Trying to change them only drains your energy and leaves you frustrated. Instead, focus on how you respond. Protect your peace. Step away when needed. Accept that their behavior is their problem, not yours.

This is especially hard when it’s someone you care about—a critical parent, a partner who refuses to take accountability, or a friend who always plays the victim. You keep thinking, “If I just say it differently, they’ll get it.”

But think about how much energy you’ve already spent. Think about how many times you’ve explained your feelings clearly and nothing changed.

At some point, you have to ask yourself:
Is this person actually interested in changing, or am I exhausting myself for no reason?

Example

Let’s say you have a family member who constantly makes passive-aggressive comments about your job, relationships, appearance, or life choices. Every time you explain why it’s hurtful, nothing changes.

You can keep having that same conversation for the next ten years. Or you can accept that this is who they are and focus on how you want to respond.

That might mean:

Limiting your time with them
Changing the subject
Saying, “I’m not discussing this with you”
Or walking away

The point is that you stop trying to fix them and start protecting yourself. That’s not giving up—that’s choosing yourself.

Strategy No.5: Don’t Take the Bait

Difficult people thrive on getting a reaction.

They’ll poke at your insecurities, twist your words, or play the victim just to get an emotional response. The moment you engage, they win.

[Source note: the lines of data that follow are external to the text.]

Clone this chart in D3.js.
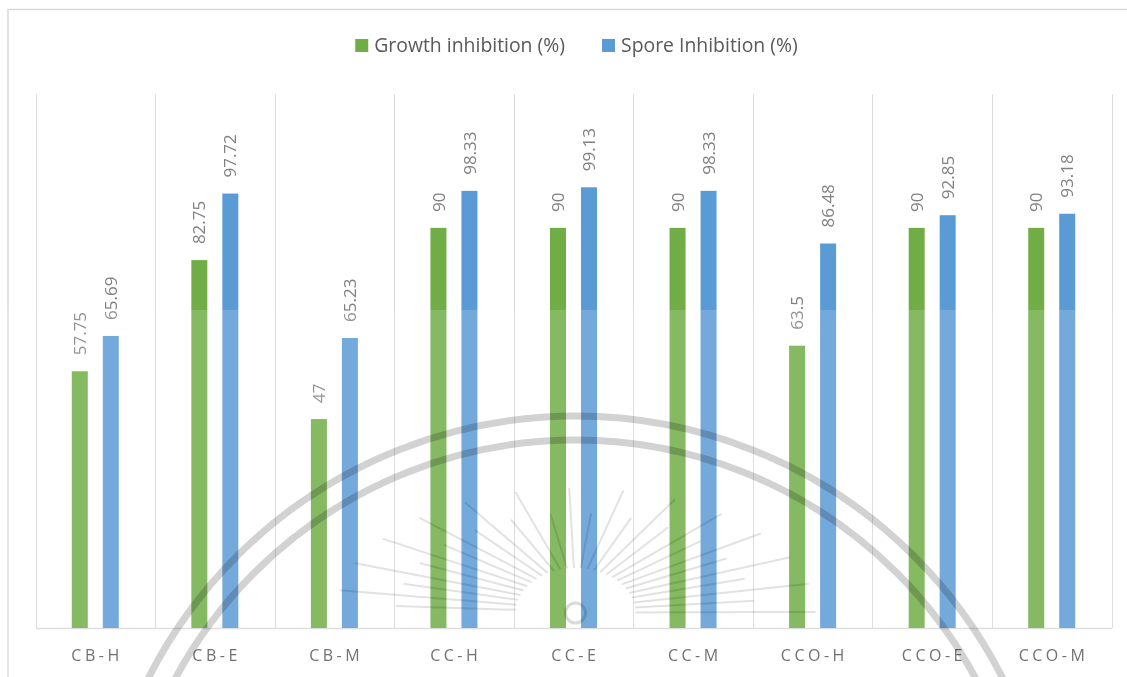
<!DOCTYPE html>
<html>
<head>
<meta charset="utf-8">
<script src="https://cdn.jsdelivr.net/npm/d3@7/dist/d3.min.js"></script>
<style>
  html, body { margin: 0; padding: 0; background: #fff; }
  svg { display: block; font-family: "Open Sans", "Noto Sans", sans-serif; }
</style>
</head>
<body>
<svg id="chart" width="1127" height="677"></svg>
<script>
// Extract codes and their inhibition results (%)
const categories = ["CB-H", "CB-E", "CB-M", "CC-H", "CC-E", "CC-M", "CCO-H", "CCO-E", "CCO-M"];
const growthInhibition = [57.75, 82.75, 47, 90, 90, 90, 63.5, 90, 90];
const sporeInhibition = [65.69, 97.72, 65.23, 98.33, 99.13, 98.33, 86.48, 92.85, 93.18];
const seriesNames = ["Growth inhibition (%)", "Spore Inhibition (%)"];
const seriesColors = ["#70AD47", "#5B9BD5"];
const yMax = 120;

const rows = categories.map((c, i) => ({
  cat: c,
  values: [
    { key: seriesNames[0], value: growthInhibition[i] },
    { key: seriesNames[1], value: sporeInhibition[i] }
  ]
}));

const svg = d3.select("#chart");
const W = 1127, H = 677;
const plot = { left: 35.5, right: 1111.5, top: 94.5, bottom: 628 };

// chart area frame
svg.append("rect")
  .attr("x", 8).attr("y", 9.5)
  .attr("width", W + 20).attr("height", H + 20)
  .attr("fill", "#fff").attr("stroke", "#d9d9d9").attr("stroke-width", 1.5);

const x0 = d3.scaleBand().domain(categories).range([plot.left, plot.right]).padding(0);
const bw = x0.bandwidth();
const x1 = d3.scaleBand().domain(seriesNames)
  .range([bw / 2 - 23.5, bw / 2 + 23.5]).paddingInner(0.484).paddingOuter(0);
const y = d3.scaleLinear().domain([0, yMax]).range([plot.bottom, plot.top]);
const color = d3.scaleOrdinal().domain(seriesNames).range(seriesColors);

// vertical category separators
const sepX = categories.map(c => x0(c)).concat([plot.right]);
svg.append("g").selectAll("line").data(sepX).join("line")
  .attr("x1", d => Math.round(d) + 0.5).attr("x2", d => Math.round(d) + 0.5)
  .attr("y1", plot.top).attr("y2", plot.bottom)
  .attr("stroke", "#d9d9d9").attr("stroke-width", 1);

// category axis
const xAxis = svg.append("g")
  .attr("transform", `translate(0,${plot.bottom})`)
  .call(d3.axisBottom(x0).tickSize(0).tickPadding(0));
xAxis.select(".domain").attr("stroke", "#d9d9d9").attr("stroke-width", 1.5);
xAxis.selectAll(".tick text")
  .attr("y", 33).attr("dy", 0).attr("dx", 1.75)
  .attr("font-family", "'Open Sans', sans-serif")
  .attr("font-size", 16).attr("letter-spacing", 3.5)
  .attr("fill", "#595959");

// bars
const groups = svg.append("g").selectAll("g").data(rows).join("g")
  .attr("transform", d => `translate(${x0(d.cat)},0)`);

groups.selectAll("rect").data(d => d.values).join("rect")
  .attr("x", d => x1(d.key))
  .attr("width", x1.bandwidth())
  .attr("y", d => y(d.value))
  .attr("height", d => y(0) - y(d.value))
  .attr("fill", d => color(d.key));

// value labels, rotated above each bar
groups.selectAll("text.val").data(d => d.values).join("text")
  .attr("class", "val")
  .attr("transform", d => `translate(${x1(d.key) + x1.bandwidth() / 2},${y(d.value) - 16}) rotate(-90)`)
  .attr("dy", "0.36em")
  .attr("font-size", 17)
  .attr("fill", "#808080")
  .text(d => d3.format("")(d.value));

// legend
const legend = svg.append("g");
const items = legend.selectAll("g").data(seriesNames).join("g");
items.append("rect").attr("width", 13).attr("height", 13).attr("y", 39)
  .attr("fill", d => color(d));
items.append("text").attr("x", 19).attr("y", 52)
  .attr("font-size", 19.4).attr("fill", "#595959").text(d => d);
let offs = [], acc = 0;
items.each(function () {
  offs.push(acc);
  acc += 19 + d3.select(this).select("text").node().getComputedTextLength() + 37;
});
const legendW = acc - 37;
const legendX = 576.5 - legendW / 2;
items.attr("transform", (d, i) => `translate(${legendX + offs[i]},0)`);

// faint emblem watermark printed over the lower part of the page:
// a translucent white sheet, then grey line work multiplied on top
svg.append("rect").attr("x", 0).attr("y", 310).attr("width", W).attr("height", H - 310)
  .attr("fill", "#fff").attr("fill-opacity", 0.15);

const wm = svg.append("g").style("mix-blend-mode", "multiply");
const cx = 575.5, cy = 895;
[479, 455].forEach(r => {
  wm.append("circle").attr("cx", cx).attr("cy", cy).attr("r", r)
    .attr("fill", "none").attr("stroke", "#d2d2d2").attr("stroke-width", 7);
});
const sx = 575.5, sy = 613;
const rayAngles = d3.range(-176, 0, 6.5);
wm.append("g").selectAll("line").data(rayAngles).join("line")
  .each(function (a, i) {
    const t = a * Math.PI / 180;
    const c = Math.cos(t), s = Math.sin(t);
    const outerA = i % 2 ? 240 : 180, outerB = i % 2 ? 125 : 100;
    d3.select(this)
      .attr("x1", sx + 60 * c).attr("y1", sy + 45 * s)
      .attr("x2", sx + outerA * c).attr("y2", sy + outerB * s);
  })
  .attr("stroke", "#e2e2e2").attr("stroke-width", 2);
wm.append("circle").attr("cx", sx).attr("cy", sy).attr("r", 10)
  .attr("fill", "none").attr("stroke", "#dadada").attr("stroke-width", 3);
</script>
</body>
</html>
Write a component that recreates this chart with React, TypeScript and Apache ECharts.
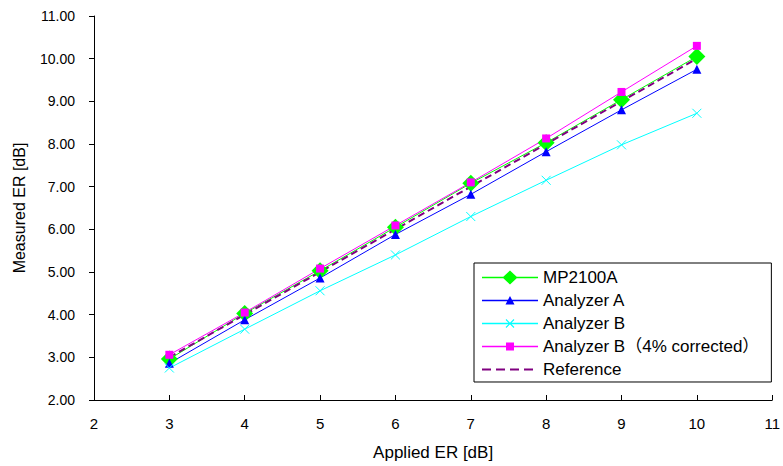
import React, { useEffect, useRef } from "react";
import * as echarts from "echarts";

const appliedER = [3, 4, 5, 6, 7, 8, 9, 10];
const mp2100a = [2.96, 4.03, 5.03, 6.05, 7.08, 8.03, 9.04, 10.05];
const analyzerA = [2.86, 3.88, 4.86, 5.88, 6.82, 7.82, 8.8, 9.75];
const analyzerB = [2.75, 3.66, 4.56, 5.4, 6.3, 7.15, 7.98, 8.72];
const analyzerBCorrected = [3.06, 4.05, 5.08, 6.09, 7.1, 8.13, 9.22, 10.3];
const reference = [3, 4, 5, 6, 7, 8, 9, 10];

const seriesNames = [
  "MP2100A",
  "Analyzer A",
  "Analyzer B",
  "Analyzer B（4% corrected）",
  "Reference",
];

const FONT = "'Liberation Sans', Arial, 'Noto Sans CJK JP', sans-serif";

const pair = (ys: number[]) => appliedER.map((x, i) => [x, ys[i]]);

// legend icons drawn in a 56x14 box (line sample + marker)
const CORNERS = "M0,0L0,0ZM56,14L56,14Z";
const LINE = "M0,6.2H56V7.8H0Z";
const ICON_DIAMOND = "path://" + CORNERS + LINE + "M20.5,7L28,0L35.5,7L28,14Z";
const ICON_TRIANGLE = "path://" + CORNERS + LINE + "M28,2.5L32.5,11L23.5,11Z";
const ICON_CROSS =
  "path://" +
  CORNERS +
  LINE +
  "M23.6,3.4L24.4,2.6L32.4,10.6L31.6,11.4Z" +
  "M31.6,2.6L32.4,3.4L24.4,11.4L23.6,10.6Z";
const ICON_SQUARE = "path://" + CORNERS + LINE + "M24,3H32V11H24Z";
const ICON_DASH =
  "path://" + CORNERS + "M0,6H9V8H0ZM14,6H23V8H14ZM28,6H37V8H28ZM42,6H51V8H42Z";

export default function App() {
  const ref = useRef<HTMLDivElement>(null);
  useEffect(() => {
    if (!ref.current) return;
    const chart = echarts.init(ref.current, null, { renderer: "svg" });
    chart.setOption({
      animation: false,
      backgroundColor: "#ffffff",
      textStyle: { fontFamily: FONT, color: "#000" },
      grid: { left: 94, right: 9, top: 16, bottom: 65, containLabel: false },
      xAxis: {
        type: "value",
        min: 2,
        max: 11,
        interval: 1,
        name: "Applied ER [dB]",
        nameLocation: "middle",
        nameGap: 44,
        nameTextStyle: { fontSize: 17, color: "#000", fontFamily: FONT },
        axisLine: { show: true, lineStyle: { color: "#000", width: 1 } },
        axisTick: { show: true, inside: true, length: 5, lineStyle: { color: "#000" } },
        axisLabel: { color: "#000", fontSize: 15, margin: 16, fontFamily: FONT },
        splitLine: { show: false },
      },
      yAxis: {
        type: "value",
        min: 2,
        max: 11,
        interval: 1,
        name: "Measured ER [dB]",
        nameLocation: "middle",
        nameRotate: 90,
        nameGap: 67,
        nameTextStyle: { fontSize: 16, color: "#000", fontFamily: FONT },
        axisLine: { show: true, lineStyle: { color: "#000", width: 1 } },
        axisTick: { show: true, inside: false, length: 5, lineStyle: { color: "#000" } },
        axisLabel: {
          color: "#000",
          fontSize: 14,
          margin: 19,
          fontFamily: FONT,
          formatter: (v: number) => v.toFixed(2),
        },
        splitLine: { show: false },
      },
      legend: {
        orient: "vertical",
        left: 474,
        top: 263,
        padding: [6, 12, 4, 8],
        itemWidth: 56,
        itemHeight: 14,
        itemGap: 6,
        borderColor: "#000",
        borderWidth: 1,
        backgroundColor: "#fff",
        textStyle: { fontSize: 17, color: "#000", fontFamily: FONT },
        data: [
          { name: seriesNames[0], icon: ICON_DIAMOND, itemStyle: { color: "#00ff00", borderWidth: 0 } },
          { name: seriesNames[1], icon: ICON_TRIANGLE, itemStyle: { color: "#0000ff", borderWidth: 0 } },
          { name: seriesNames[2], icon: ICON_CROSS, itemStyle: { color: "#00ffff", borderWidth: 0 } },
          { name: seriesNames[3], icon: ICON_SQUARE, itemStyle: { color: "#ff00ff", borderWidth: 0 } },
          { name: seriesNames[4], icon: ICON_DASH, itemStyle: { color: "#800080", borderWidth: 0 } },
        ],
      },
      series: [
        {
          name: seriesNames[0],
          type: "line",
          data: pair(mp2100a),
          symbol: "diamond",
          symbolSize: 17,
          lineStyle: { color: "#00ff00", width: 1 },
          itemStyle: { color: "#00ff00" },
        },
        {
          name: seriesNames[1],
          type: "line",
          data: pair(analyzerA),
          symbol: "triangle",
          symbolSize: 9,
          lineStyle: { color: "#0000ff", width: 1 },
          itemStyle: { color: "#0000ff" },
        },
        {
          name: seriesNames[2],
          type: "line",
          data: pair(analyzerB),
          symbol: "path://M0,0L10,10M10,0L0,10",
          symbolSize: 9,
          lineStyle: { color: "#00ffff", width: 1 },
          itemStyle: { color: "none", borderColor: "#00ffff", borderWidth: 1 },
        },
        {
          name: seriesNames[3],
          type: "line",
          data: pair(analyzerBCorrected),
          symbol: "rect",
          symbolSize: 8,
          lineStyle: { color: "#ff00ff", width: 1 },
          itemStyle: { color: "#ff00ff" },
        },
        {
          name: seriesNames[4],
          type: "line",
          data: pair(reference),
          symbol: "none",
          showSymbol: false,
          lineStyle: { color: "#800080", width: 2, type: [7, 4] },
          itemStyle: { color: "#800080" },
        },
      ],
    });
    return () => chart.dispose();
  }, []);
  return <div ref={ref} style={{ width: 783, height: 466, position: "absolute", left: 0, top: 0 }} />;
}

The best strategy is to stay calm, stay neutral, and don’t let them see that they’ve gotten to you. Think of it like a game—if you refuse to play, they have nothing to work with.

Example

Someone says something deliberately provocative:

> “You always act like you’re so much better than everyone else.”

They want you to get defensive:

> “What? No, I don’t. How can you say that?”

Once you’re defensive, they can keep pushing:

> “See? You’re getting all worked up. I’m just being honest.”

But what if you don’t take the bait?

What if you simply say:

“Okay.” Or, “That’s an interesting perspective.”

And then change the subject or move on with your day.

There’s no argument because you didn’t engage.

This takes practice. It’s not easy to stay calm when someone is deliberately pushing your buttons. But the more you do it, the easier it gets.

And here’s the bonus: once difficult people realize they can’t get a reaction out of you, they often stop trying. It’s no fun for them if you’re not playing along.

You’ll need to rehearse these 5 strategies so they become natural when the time arises.

Let’s recap:

Don’t overexplain yourself
Stay true to your values
Set boundaries and enforce them
Don’t waste energy trying to change them
Don’t take the bait

These strategies aren’t about being cold or shutting people out. They’re about protecting your peace and maintaining your sense of self when dealing with people who don’t respect boundaries.

At the end of the day, you can’t control how other people behave—but you absolutely can control how you respond.

The more you practice these strategies, the more natural they’ll become. You’ll notice that interactions with difficult people don’t drain you the way they used to. You’ll feel more in control, more confident, and, honestly, more at peace.